▶ **Material**:
━━━━

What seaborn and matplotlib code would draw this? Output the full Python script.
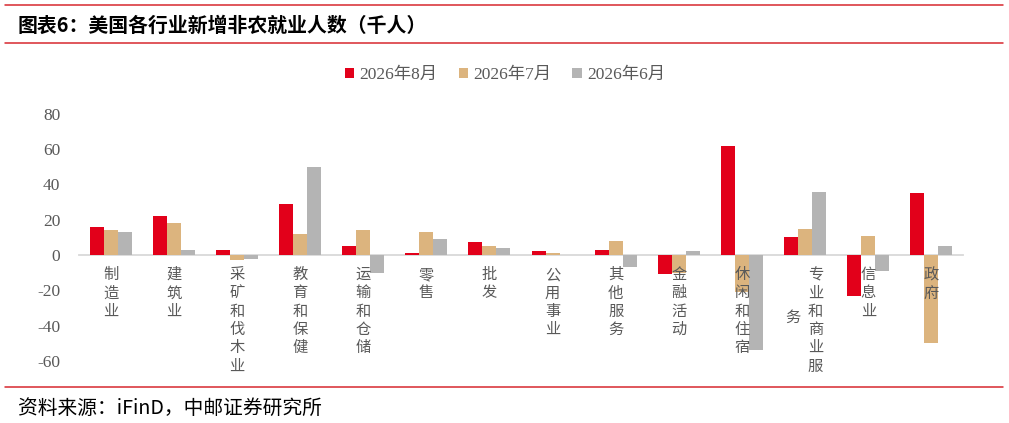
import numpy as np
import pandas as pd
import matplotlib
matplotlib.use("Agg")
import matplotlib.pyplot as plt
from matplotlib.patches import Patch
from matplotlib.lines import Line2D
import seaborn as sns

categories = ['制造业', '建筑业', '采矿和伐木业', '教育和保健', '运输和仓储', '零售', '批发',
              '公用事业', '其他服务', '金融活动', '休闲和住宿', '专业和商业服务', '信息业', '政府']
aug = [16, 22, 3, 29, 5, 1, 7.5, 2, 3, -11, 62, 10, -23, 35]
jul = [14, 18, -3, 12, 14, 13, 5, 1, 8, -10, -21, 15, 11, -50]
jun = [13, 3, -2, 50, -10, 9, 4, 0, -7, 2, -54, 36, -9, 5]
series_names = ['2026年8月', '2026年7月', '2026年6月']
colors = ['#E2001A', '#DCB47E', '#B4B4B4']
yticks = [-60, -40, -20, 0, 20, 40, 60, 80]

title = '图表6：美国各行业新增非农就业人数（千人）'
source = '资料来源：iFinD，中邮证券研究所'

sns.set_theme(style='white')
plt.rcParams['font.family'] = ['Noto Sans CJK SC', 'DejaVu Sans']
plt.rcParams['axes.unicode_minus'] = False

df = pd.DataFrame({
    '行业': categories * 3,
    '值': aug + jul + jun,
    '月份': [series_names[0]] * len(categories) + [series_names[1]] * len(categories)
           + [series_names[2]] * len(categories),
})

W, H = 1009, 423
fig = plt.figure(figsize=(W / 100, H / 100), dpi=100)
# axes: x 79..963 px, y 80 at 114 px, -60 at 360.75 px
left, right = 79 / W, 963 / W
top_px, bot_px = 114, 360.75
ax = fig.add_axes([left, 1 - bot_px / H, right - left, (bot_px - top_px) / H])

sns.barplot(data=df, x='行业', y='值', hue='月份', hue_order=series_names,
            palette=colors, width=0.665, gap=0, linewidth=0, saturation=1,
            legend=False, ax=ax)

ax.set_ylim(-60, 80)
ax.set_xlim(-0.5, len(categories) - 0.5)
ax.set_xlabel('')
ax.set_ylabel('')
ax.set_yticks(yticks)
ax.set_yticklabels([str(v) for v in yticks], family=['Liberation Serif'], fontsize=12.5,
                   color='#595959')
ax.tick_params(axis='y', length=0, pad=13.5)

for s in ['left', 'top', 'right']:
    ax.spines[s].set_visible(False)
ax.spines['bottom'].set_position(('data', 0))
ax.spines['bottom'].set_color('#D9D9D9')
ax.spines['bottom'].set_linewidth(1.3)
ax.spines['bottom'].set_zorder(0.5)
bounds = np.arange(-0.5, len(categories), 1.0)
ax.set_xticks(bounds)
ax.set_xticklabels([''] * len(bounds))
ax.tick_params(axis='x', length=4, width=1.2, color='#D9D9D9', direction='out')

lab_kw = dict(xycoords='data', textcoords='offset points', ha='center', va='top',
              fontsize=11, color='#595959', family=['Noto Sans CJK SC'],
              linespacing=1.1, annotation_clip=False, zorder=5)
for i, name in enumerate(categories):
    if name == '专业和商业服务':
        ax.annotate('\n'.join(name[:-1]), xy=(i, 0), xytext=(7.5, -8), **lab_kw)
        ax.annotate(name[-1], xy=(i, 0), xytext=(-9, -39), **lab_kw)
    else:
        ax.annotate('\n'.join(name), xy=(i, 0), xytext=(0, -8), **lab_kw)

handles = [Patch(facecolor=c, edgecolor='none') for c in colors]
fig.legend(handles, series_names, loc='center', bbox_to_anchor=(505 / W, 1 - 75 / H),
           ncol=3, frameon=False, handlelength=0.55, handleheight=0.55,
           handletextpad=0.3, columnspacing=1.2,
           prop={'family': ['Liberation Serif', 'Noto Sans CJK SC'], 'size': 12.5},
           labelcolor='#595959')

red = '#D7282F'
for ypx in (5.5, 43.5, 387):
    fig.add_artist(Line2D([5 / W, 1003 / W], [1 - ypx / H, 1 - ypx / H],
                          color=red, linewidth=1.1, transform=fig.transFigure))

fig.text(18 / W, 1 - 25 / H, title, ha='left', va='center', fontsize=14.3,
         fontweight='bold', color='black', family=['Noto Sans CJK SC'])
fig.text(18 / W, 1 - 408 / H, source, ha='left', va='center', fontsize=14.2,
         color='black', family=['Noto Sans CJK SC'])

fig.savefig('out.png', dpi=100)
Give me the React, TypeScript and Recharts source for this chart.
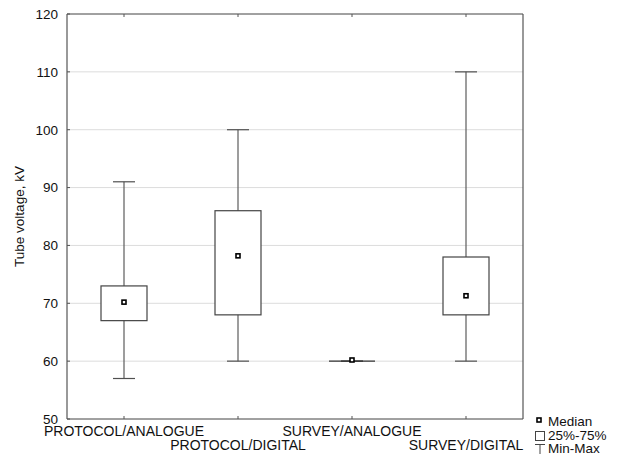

━━━━

▶ **What is asked**:
Reproduce each entry precisely, dropping only the pictures.

▶ **Result**:
What seaborn and matplotlib code would draw this? Output the full Python script.
import numpy as np
import pandas as pd
import matplotlib
matplotlib.use("Agg")
import matplotlib.pyplot as plt
from matplotlib.patches import Patch
from matplotlib.lines import Line2D
import seaborn as sns

categories = ['制造业', '建筑业', '采矿和伐木业', '教育和保健', '运输和仓储', '零售', '批发',
              '公用事业', '其他服务', '金融活动', '休闲和住宿', '专业和商业服务', '信息业', '政府']
aug = [16, 22, 3, 29, 5, 1, 7.5, 2, 3, -11, 62, 10, -23, 35]
jul = [14, 18, -3, 12, 14, 13, 5, 1, 8, -10, -21, 15, 11, -50]
jun = [13, 3, -2, 50, -10, 9, 4, 0, -7, 2, -54, 36, -9, 5]
series_names = ['2026年8月', '2026年7月', '2026年6月']
colors = ['#E2001A', '#DCB47E', '#B4B4B4']
yticks = [-60, -40, -20, 0, 20, 40, 60, 80]

title = '图表6：美国各行业新增非农就业人数（千人）'
source = '资料来源：iFinD，中邮证券研究所'

sns.set_theme(style='white')
plt.rcParams['font.family'] = ['Noto Sans CJK SC', 'DejaVu Sans']
plt.rcParams['axes.unicode_minus'] = False

df = pd.DataFrame({
    '行业': categories * 3,
    '值': aug + jul + jun,
    '月份': [series_names[0]] * len(categories) + [series_names[1]] * len(categories)
           + [series_names[2]] * len(categories),
})

W, H = 1009, 423
fig = plt.figure(figsize=(W / 100, H / 100), dpi=100)
# axes: x 79..963 px, y 80 at 114 px, -60 at 360.75 px
left, right = 79 / W, 963 / W
top_px, bot_px = 114, 360.75
ax = fig.add_axes([left, 1 - bot_px / H, right - left, (bot_px - top_px) / H])

sns.barplot(data=df, x='行业', y='值', hue='月份', hue_order=series_names,
            palette=colors, width=0.665, gap=0, linewidth=0, saturation=1,
            legend=False, ax=ax)

ax.set_ylim(-60, 80)
ax.set_xlim(-0.5, len(categories) - 0.5)
ax.set_xlabel('')
ax.set_ylabel('')
ax.set_yticks(yticks)
ax.set_yticklabels([str(v) for v in yticks], family=['Liberation Serif'], fontsize=12.5,
                   color='#595959')
ax.tick_params(axis='y', length=0, pad=13.5)

for s in ['left', 'top', 'right']:
    ax.spines[s].set_visible(False)
ax.spines['bottom'].set_position(('data', 0))
ax.spines['bottom'].set_color('#D9D9D9')
ax.spines['bottom'].set_linewidth(1.3)
ax.spines['bottom'].set_zorder(0.5)
bounds = np.arange(-0.5, len(categories), 1.0)
ax.set_xticks(bounds)
ax.set_xticklabels([''] * len(bounds))
ax.tick_params(axis='x', length=4, width=1.2, color='#D9D9D9', direction='out')

lab_kw = dict(xycoords='data', textcoords='offset points', ha='center', va='top',
              fontsize=11, color='#595959', family=['Noto Sans CJK SC'],
              linespacing=1.1, annotation_clip=False, zorder=5)
for i, name in enumerate(categories):
    if name == '专业和商业服务':
        ax.annotate('\n'.join(name[:-1]), xy=(i, 0), xytext=(7.5, -8), **lab_kw)
        ax.annotate(name[-1], xy=(i, 0), xytext=(-9, -39), **lab_kw)
    else:
        ax.annotate('\n'.join(name), xy=(i, 0), xytext=(0, -8), **lab_kw)

handles = [Patch(facecolor=c, edgecolor='none') for c in colors]
fig.legend(handles, series_names, loc='center', bbox_to_anchor=(505 / W, 1 - 75 / H),
           ncol=3, frameon=False, handlelength=0.55, handleheight=0.55,
           handletextpad=0.3, columnspacing=1.2,
           prop={'family': ['Liberation Serif', 'Noto Sans CJK SC'], 'size': 12.5},
           labelcolor='#595959')

red = '#D7282F'
for ypx in (5.5, 43.5, 387):
    fig.add_artist(Line2D([5 / W, 1003 / W], [1 - ypx / H, 1 - ypx / H],
                          color=red, linewidth=1.1, transform=fig.transFigure))

fig.text(18 / W, 1 - 25 / H, title, ha='left', va='center', fontsize=14.3,
         fontweight='bold', color='black', family=['Noto Sans CJK SC'])
fig.text(18 / W, 1 - 408 / H, source, ha='left', va='center', fontsize=14.2,
         color='black', family=['Noto Sans CJK SC'])

fig.savefig('out.png', dpi=100)
Give me the React, TypeScript and Recharts source for this chart.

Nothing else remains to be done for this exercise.